The distance between the two flag posts is \(8\text{ m}\), so if the foci are at \((\pm c, 0)\), then \[ 2c = 8 \Rightarrow c = 4. \] The constant sum of distances from the foci is \(10\text{ m}\), which gives \[ 2a = 10 \Rightarrow a = 5, \] where \(a\) is the semi-major axis.

For an ellipse, the relationship between \(a\), \(b\), and \(c\) is \[ b^2 = a^2 - c^2. \] Substituting the known values, we obtain: \[ \begin{aligned} b^2 &= 5^2 - 4^2 \\ b^2 &= 25 - 16 \\ b^2 &= 9. \end{aligned} \]

Hence, the equation of the path traced by the man, which is the ellipse with center at the origin and major axis along the \(x\)-axis, is \[ \frac{x^2}{25} + \frac{y^2}{9} = 1. \]

Therefore, the man moves along the ellipse given by \(\frac{x^2}{25} + \frac{y^2}{9} = 1\).

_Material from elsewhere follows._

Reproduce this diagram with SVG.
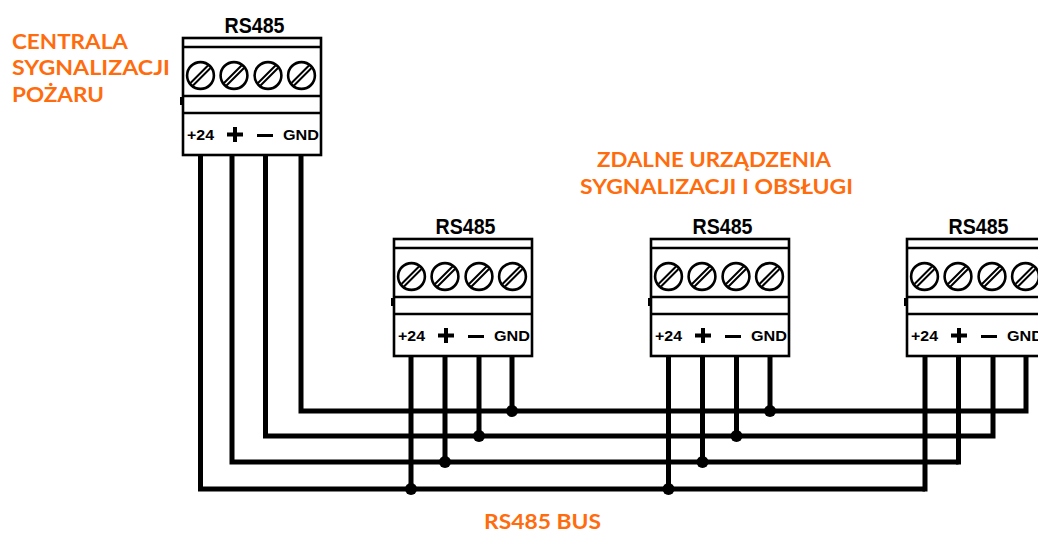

Q8. An equilateral triangle is inscribed in the parabola \(y^2 = 4 ax\), where one vertex is at the vertex of the parabola. Find the length of the side of the triangle.

Solution

The given parabola is \[ y^2 = 4ax, \] whose vertex is at the origin \((0,0)\). One vertex of the equilateral triangle lies at this point. Let the other two vertices be symmetric about the \(x\)-axis and lie on the parabola at \((x, y)\) and \((x, -y)\).

The side of the triangle between these two symmetric points has length \[ 2y. \] The distance from the vertex \((0,0)\) to the point \((x,y)\) is \[ \sqrt{x^2 + y^2}. \] Since the triangle is equilateral, all sides are equal, giving \[ \sqrt{x^2 + y^2} = 2y. \]

Squaring both sides, we obtain \[ \begin{aligned} x^2 + y^2 &= 4y^2 \\ x^2 &= 3y^2 \\ x &= \sqrt{3}\,y. \end{aligned} \]

Substituting \(x = \sqrt{3}\,y\) into the parabola equation \(y^2 = 4ax\), we get \[ \begin{aligned} y^2 &= 4a(\sqrt{3}\,y) \\ y &= 4a\sqrt{3}. \end{aligned} \]

Therefore, the side length of the equilateral triangle is \[ 2y = 2(4a\sqrt{3}) = 8a\sqrt{3}. \]

Hence, the length of each side of the equilateral triangle is \(8a\sqrt{3}\).